Le spietate contraddizioni del capitalismo reale
«Questa borghesia è illuminata finché qualcun altro paga la bolletta della luce», diceva Valentino Parlato. Parafrasando, possiamo dire che questo liberismo straccione, di cui si riempie la bocca la classe dirigente europea, è illuminato finché lo Stato ne consente i margini di profitto. Fuori da questa costruzione artificiosa definita “libero mercato” c’è la dura realtà dei fatti, quella per cui l’economia privata europea può reggersi solo a patto di essere costantemente sovvenzionata con denaro pubblico, protetta da rigidissime legislazioni fondate sulla competizione, e legittimata dall’ideologia del “privato è bello” smentita da tutti – tutti – i fatti economici. Questo ci dicono i 115 miliardi di denaro pubblico versati a fondo perduto nelle casse delle (privatissime) case automobilistiche tedesche. Una notizia che si perde nel mainstream quotidiano ma che, al contrario, ha la forza di svelare il reale funzionamento del modello produttivo liberista. Ma c’è di più. C’è soprattutto il racconto che vuole il (nostro, ma non solo) debito pubblico prodotto dal sovvenzionamento statale all’economia. E’ una falsità che racchiude una piccola verità determinata dalla perversa dinamica liberista realizzata in ambito Ue. Questa infatti, lungi dal vietare la transizione del denaro pubblico nelle casse delle aziende private, impedisce in realtà un’altra cosa: generare profitti pubblici. Lo Stato infatti è costantemente chiamato a risanare aziende private in crisi, ma questa operazione, raccontata come “pubblicizzazione”, è in realtà l’accollo collettivo dei debiti privati. Una volta risanata, invece di generare guadagni per lo Stato l’azienda viene rimessa nel circuito dell’economia privatizzata, stroncando sul nascere qualsiasi ipotesi di guadagno pubblico dal processo di risanamento, e contribuendo così alla moltiplicazione del debito nazionale. Questa depravazione economica non genera alcun turbamento nell’ideologia mercatista che governa la Ue. L’unico sussulto che provoca dalle nostre parti è il rosicamento evidente per il diverso trattamento riservato alla Germania da una parte, e ai paesi mediterranei dall’altra. La prima sostanzialmente libera di agire come crede nel rapporto incestuoso tra debiti pubblici e profitti privati; i secondi costantemente sotto l’occhio vigile del rigore liberista, che alza la bacchetta ad ogni paventato “aiuto di Stato”.

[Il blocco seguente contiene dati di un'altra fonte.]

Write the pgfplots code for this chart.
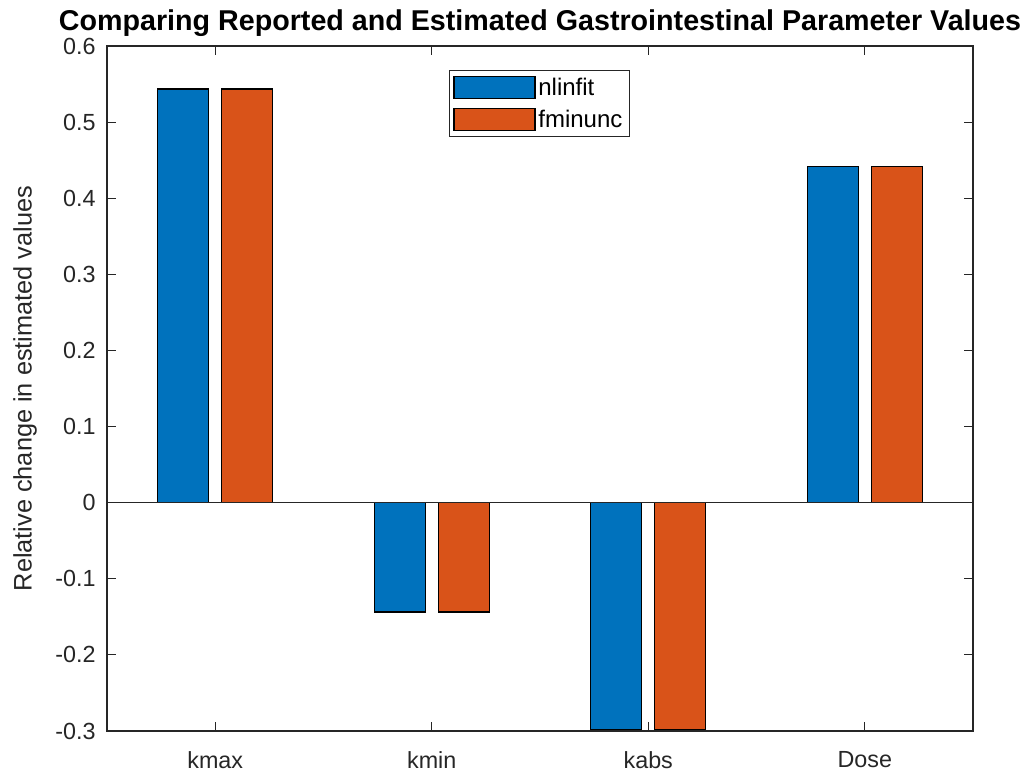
\documentclass[border=0pt]{standalone}
\usepackage{pgfplots}
\pgfplotsset{compat=1.18}
\usepackage{fontspec}
\setmainfont{Liberation Sans}

\definecolor{mblue}{rgb}{0,0.447,0.741}
\definecolor{morange}{rgb}{0.850,0.325,0.098}
\definecolor{mgray}{rgb}{0.15,0.15,0.15}

\begin{document}
\begin{tikzpicture}
% page = 1035x772 px, 1px = 0.75pt, axis box lower left at (107,731)
\path[use as bounding box] (-80.25pt,-30.75pt) rectangle (696pt,548.25pt);
\begin{axis}[
    at={(0,0)}, anchor=south west,
    scale only axis,
    width=649.5pt, height=513.75pt,
    ybar,
    bar width=38.25pt,
    xmin=0.5, xmax=4.5,
    ymin=-0.3, ymax=0.6,
    xtick={1,2,3,4},
    xticklabels={kmax,kmin,kabs,Dose},
    ytick={-0.3,-0.2,-0.1,0,0.1,0.2,0.3,0.4,0.5,0.6},
    yticklabels={-0.3,-0.2,-0.1,0,0.1,0.2,0.3,0.4,0.5,0.6},
    tick align=inside,
    xtick pos=both, ytick pos=both,
    major tick length=6.5pt,
    tick style={mgray, line width=0.9pt},
    axis line style={mgray, line width=1pt},
    ticklabel style={font=\fontsize{17.5}{20}\selectfont, text=mgray},
    yticklabel style={xshift=-5pt},
    xticklabel style={yshift=-12pt},
    ylabel={Relative change in estimated values},
    ylabel style={at={(axis description cs:-0.0947,0.5)}, anchor=center,
        rotate=0, font=\fontsize{19}{22}\selectfont, text=mgray},
    title={Comparing Reported and Estimated Gastrointestinal Parameter Values},
    title style={at={(axis description cs:0.5,1.022)}, anchor=center,
        font=\bfseries\fontsize{21.5}{26}\selectfont},
    legend image code/.code={\draw[#1] (0pt,-8.25pt) rectangle (60.75pt,8.25pt);},
    legend cell align=left,
    legend style={at={(axis description cs:0.499,0.965)}, anchor=north,
        draw=mgray, line width=0.8pt, font=\fontsize{18}{21}\selectfont,
        inner xsep=3pt, inner ysep=4pt, row sep=6.5pt,
        nodes={inner ysep=1pt, inner xsep=2pt},
        /tikz/every even column/.append style={column sep=1pt}},
    clip=false,
]
\addplot[fill=mblue, draw=black, line width=1.1pt, bar shift=-24pt]
    coordinates {(1,0.5436) (2,-0.1436) (3,-0.2983) (4,0.4415)};
\addlegendentry{nlinfit}
\addplot[fill=morange, draw=black, line width=1.1pt, bar shift=24pt]
    coordinates {(1,0.5436) (2,-0.1436) (3,-0.2983) (4,0.4415)};
\addlegendentry{fminunc}
\draw[mgray, line width=1pt] (axis cs:0.5,0) -- (axis cs:4.5,0);
\end{axis}
\end{tikzpicture}
\end{document}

Anche questo tocca subire in questa Unione europea: l’invidia di un capitalismo nazionale che vorrebbe servirsi di tutte le “armi” disponibili al fine di rianimare l’inutile “unovirgola” di crescita economica, sbeffeggiato dai suoi partner commerciali che drenano a più non posso denaro pubblico con la faccia di chi rimprovera continuamente al grido di “non si fa”, “scattano le sanzioni”, “occhio che vi commissariamo”.